A report this year from the Auditor General’s Office has put salinity back on the agenda for WA. Salinity is a big problem, and the cost of deciding to just live with it needs to be questioned. Estimates are that 1 – 2 million hectares of the agricultural regions of the south west are impacted, costing $519 million per annum in lost production. That might double in the next 50 – 100 years. Adding the cost of damaged infrastructure, water resource impacts and biodiversity loss would provide a truer picture of the scale of the problem.
What then should be the scale of the response? A workshop on the 5th of December, National Soils Day, delivered by the Department of Primary Industries and Regional Development opened the way to determining the new direction for WAs salinity strategy. Determined to learn from the past, people from 55 different organisations involved in the Salinity Action Plan in the 1990s were invited to discuss what had worked well, what hadn’t work so well and to flesh out proposed future actions.

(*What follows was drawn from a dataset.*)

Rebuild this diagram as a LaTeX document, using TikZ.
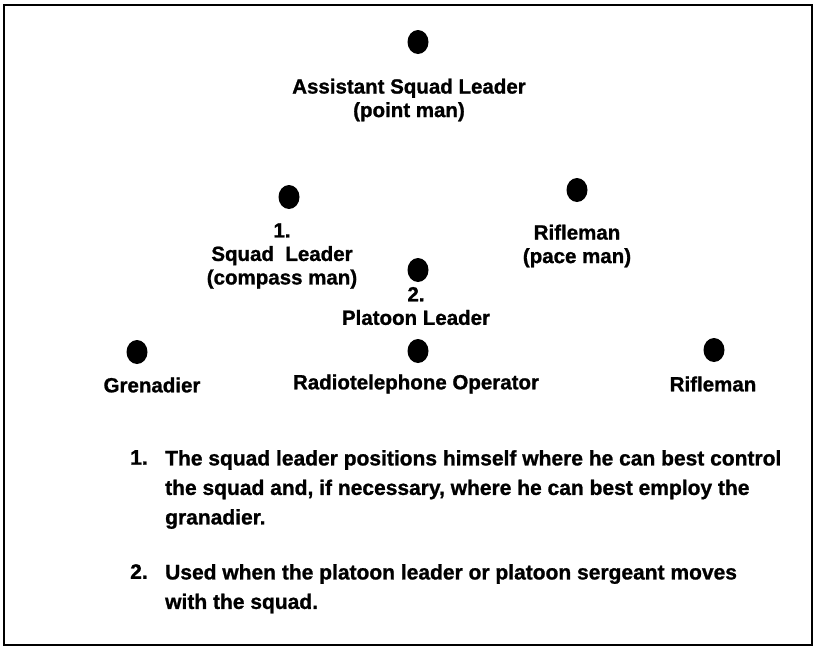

Discussions on investment, infrastructure, innovation and information both challenged proposals and created new ones. Information about the actual extent of salinity, how rapidly it is progressing, and being able to know what it is costing the State so that appropriate interventions can be taken was seen as an immediate need. One take home action was to get people talking about salinity again. The EPA told the group that salinity just hasn’t been coming up as a concern. A $519 million per annum loss in production is a concern, for the economy, and for future food security.